> [Your goal]: Please transcribe the data below exactly. Leave the pictures out.

> [Raw data]:
● ● ● ● ● ● ●

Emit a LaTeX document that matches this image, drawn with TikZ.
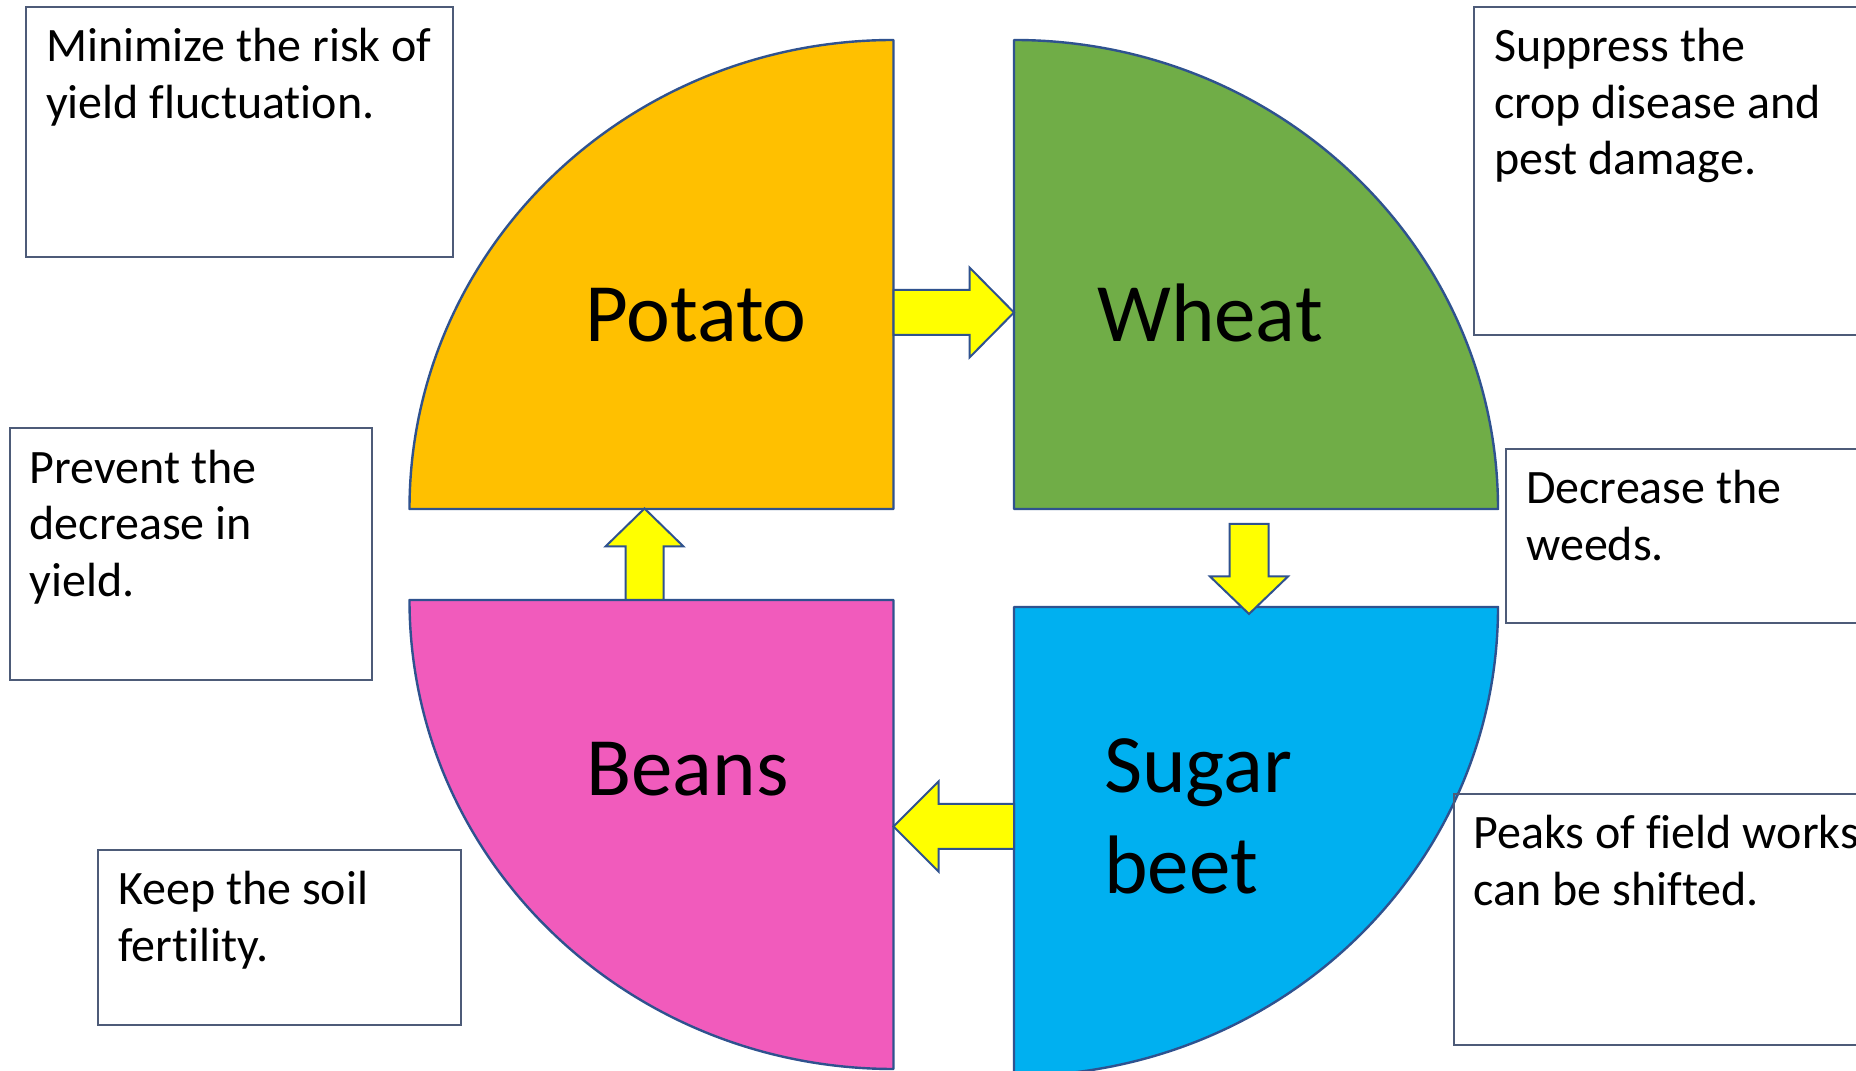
\documentclass[tikz,border=0pt]{standalone}
\usepackage{fontspec}
\setmainfont[Ligatures=NoCommon]{Carlito}
\definecolor{potato}{HTML}{FFC000}
\definecolor{wheat}{HTML}{70AD47}
\definecolor{beans}{HTML}{F15BBC}
\definecolor{sugar}{HTML}{00B0F0}
\definecolor{arrowyellow}{HTML}{FFFF00}
\definecolor{qline}{HTML}{2F528F}
\definecolor{boxline}{HTML}{4D5B78}
\begin{document}
\begin{tikzpicture}[x=1pt,y=1pt,
  quad/.style={draw=qline, line width=2.4pt, line join=round},
  barrow/.style={draw=qline, fill=arrowyellow, line width=2pt, line join=miter},
  tbox/.style={draw=boxline, line width=2pt, anchor=north west, inner sep=0pt, outer sep=0pt},
  ttext/.style={anchor=base west, inner sep=0pt, align=left, font=\fontsize{48}{56.5}\selectfont},
  croplabel/.style={anchor=base west, inner sep=0pt, align=left, font=\fontsize{83}{101}\selectfont}]
\fill[white] (0,0) rectangle (1856,1071);
\clip (0,0) rectangle (1856,1071);
% quadrants
\coordinate (cP) at (893.5,562);
\coordinate (cW) at (1014,562);
\coordinate (cB) at (893.5,471);
\coordinate (cS) at (1014,464);
\path[quad, fill=potato] (cP) -- ++(0,469) arc[start angle=90,end angle=180,x radius=484,y radius=469] -- cycle;
\path[quad, fill=wheat] (cW) -- ++(484,0) arc[start angle=0,end angle=90,x radius=484,y radius=469] -- cycle;
\path[quad, fill=beans] (cB) -- ++(-484,0) arc[start angle=180,end angle=270,x radius=484,y radius=469] -- cycle;
\path[quad, fill=sugar] (cS) -- ++(0,-469) arc[start angle=270,end angle=360,x radius=484,y radius=469] -- cycle;
% crop labels (base anchor = baseline of the last line)
\node[croplabel] (potatoT) at (585,729) {Potato};
\node[croplabel] (wheatT) at (1097,729) {Wheat};
\node[croplabel] (beansT) at (586,275) {Beans};
\node[croplabel] (sugarT) at (1104,177) {Sugar\\beet};
% block arrows
\coordinate (aR) at (893.5,758.5);
\coordinate (aD) at (1249,547);
\coordinate (aL) at (1014,244.5);
\coordinate (aU) at (644.5,471);
\draw[barrow] (aR) ++(0,22.5) -- ++(76,0) -- ++(0,22.5) -- ++(44.5,-45) -- ++(-44.5,-45) -- ++(0,22.5) -- ++(-76,0) -- cycle;
\draw[barrow] (aD) ++(-19.5,0) -- ++(39,0) -- ++(0,-52.5) -- ++(19.5,0) -- ++(-39,-37.5) -- ++(-39,37.5) -- ++(19.5,0) -- cycle;
\draw[barrow] (aL) ++(0,22.5) -- ++(-75.5,0) -- ++(0,22.5) -- ++(-45,-45) -- ++(45,-45) -- ++(0,22.5) -- ++(75.5,0) -- cycle;
\draw[barrow] (aU) ++(-19,0) -- ++(0,53.5) -- ++(-20,0) -- ++(39,38) -- ++(39,-38) -- ++(-20,0) -- ++(0,-53.5) -- cycle;
% text boxes
\node[tbox, minimum width=427, minimum height=250] (b1) at (26,1064) {};
\node[tbox, minimum width=420, minimum height=328] (b2) at (1474,1064) {};
\node[tbox, minimum width=362.5, minimum height=252] (b3) at (9.5,642.5) {};
\node[tbox, minimum width=400, minimum height=174] (b4) at (1506,622.4) {};
\node[tbox, minimum width=363, minimum height=175] (b5) at (98,221) {};
\node[tbox, minimum width=450, minimum height=251.5] (b6) at (1453.5,277) {};
\node[ttext] (t1) at ([shift={(20,-111.5)}]b1.north west) {Minimize the risk of\\yield fluctuation.};
\node[ttext] (t2) at ([shift={(20,-168)}]b2.north west) {Suppress the\\crop disease and\\pest damage.};
\node[ttext] (t3) at ([shift={(20,-168)}]b3.north west) {Prevent the\\decrease in\\yield.};
\node[ttext] (t4) at ([shift={(20,-111.5)}]b4.north west) {Decrease the\\weeds.};
\node[ttext] (t5) at ([shift={(20,-111.5)}]b5.north west) {Keep the soil\\fertility.};
\node[ttext] (t6) at ([shift={(20,-111.5)}]b6.north west) {Peaks of field works\\can be shifted.};
\end{tikzpicture}
\end{document}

● ● ● ● ● ● ●

> [Task output]:
Emit a LaTeX document that matches this image, drawn with TikZ.
\documentclass[tikz,border=0pt]{standalone}
\usepackage{fontspec}
\setmainfont[Ligatures=NoCommon]{Carlito}
\definecolor{potato}{HTML}{FFC000}
\definecolor{wheat}{HTML}{70AD47}
\definecolor{beans}{HTML}{F15BBC}
\definecolor{sugar}{HTML}{00B0F0}
\definecolor{arrowyellow}{HTML}{FFFF00}
\definecolor{qline}{HTML}{2F528F}
\definecolor{boxline}{HTML}{4D5B78}
\begin{document}
\begin{tikzpicture}[x=1pt,y=1pt,
  quad/.style={draw=qline, line width=2.4pt, line join=round},
  barrow/.style={draw=qline, fill=arrowyellow, line width=2pt, line join=miter},
  tbox/.style={draw=boxline, line width=2pt, anchor=north west, inner sep=0pt, outer sep=0pt},
  ttext/.style={anchor=base west, inner sep=0pt, align=left, font=\fontsize{48}{56.5}\selectfont},
  croplabel/.style={anchor=base west, inner sep=0pt, align=left, font=\fontsize{83}{101}\selectfont}]
\fill[white] (0,0) rectangle (1856,1071);
\clip (0,0) rectangle (1856,1071);
% quadrants
\coordinate (cP) at (893.5,562);
\coordinate (cW) at (1014,562);
\coordinate (cB) at (893.5,471);
\coordinate (cS) at (1014,464);
\path[quad, fill=potato] (cP) -- ++(0,469) arc[start angle=90,end angle=180,x radius=484,y radius=469] -- cycle;
\path[quad, fill=wheat] (cW) -- ++(484,0) arc[start angle=0,end angle=90,x radius=484,y radius=469] -- cycle;
\path[quad, fill=beans] (cB) -- ++(-484,0) arc[start angle=180,end angle=270,x radius=484,y radius=469] -- cycle;
\path[quad, fill=sugar] (cS) -- ++(0,-469) arc[start angle=270,end angle=360,x radius=484,y radius=469] -- cycle;
% crop labels (base anchor = baseline of the last line)
\node[croplabel] (potatoT) at (585,729) {Potato};
\node[croplabel] (wheatT) at (1097,729) {Wheat};
\node[croplabel] (beansT) at (586,275) {Beans};
\node[croplabel] (sugarT) at (1104,177) {Sugar\\beet};
% block arrows
\coordinate (aR) at (893.5,758.5);
\coordinate (aD) at (1249,547);
\coordinate (aL) at (1014,244.5);
\coordinate (aU) at (644.5,471);
\draw[barrow] (aR) ++(0,22.5) -- ++(76,0) -- ++(0,22.5) -- ++(44.5,-45) -- ++(-44.5,-45) -- ++(0,22.5) -- ++(-76,0) -- cycle;
\draw[barrow] (aD) ++(-19.5,0) -- ++(39,0) -- ++(0,-52.5) -- ++(19.5,0) -- ++(-39,-37.5) -- ++(-39,37.5) -- ++(19.5,0) -- cycle;
\draw[barrow] (aL) ++(0,22.5) -- ++(-75.5,0) -- ++(0,22.5) -- ++(-45,-45) -- ++(45,-45) -- ++(0,22.5) -- ++(75.5,0) -- cycle;
\draw[barrow] (aU) ++(-19,0) -- ++(0,53.5) -- ++(-20,0) -- ++(39,38) -- ++(39,-38) -- ++(-20,0) -- ++(0,-53.5) -- cycle;
% text boxes
\node[tbox, minimum width=427, minimum height=250] (b1) at (26,1064) {};
\node[tbox, minimum width=420, minimum height=328] (b2) at (1474,1064) {};
\node[tbox, minimum width=362.5, minimum height=252] (b3) at (9.5,642.5) {};
\node[tbox, minimum width=400, minimum height=174] (b4) at (1506,622.4) {};
\node[tbox, minimum width=363, minimum height=175] (b5) at (98,221) {};
\node[tbox, minimum width=450, minimum height=251.5] (b6) at (1453.5,277) {};
\node[ttext] (t1) at ([shift={(20,-111.5)}]b1.north west) {Minimize the risk of\\yield fluctuation.};
\node[ttext] (t2) at ([shift={(20,-168)}]b2.north west) {Suppress the\\crop disease and\\pest damage.};
\node[ttext] (t3) at ([shift={(20,-168)}]b3.north west) {Prevent the\\decrease in\\yield.};
\node[ttext] (t4) at ([shift={(20,-111.5)}]b4.north west) {Decrease the\\weeds.};
\node[ttext] (t5) at ([shift={(20,-111.5)}]b5.north west) {Keep the soil\\fertility.};
\node[ttext] (t6) at ([shift={(20,-111.5)}]b6.north west) {Peaks of field works\\can be shifted.};
\end{tikzpicture}
\end{document}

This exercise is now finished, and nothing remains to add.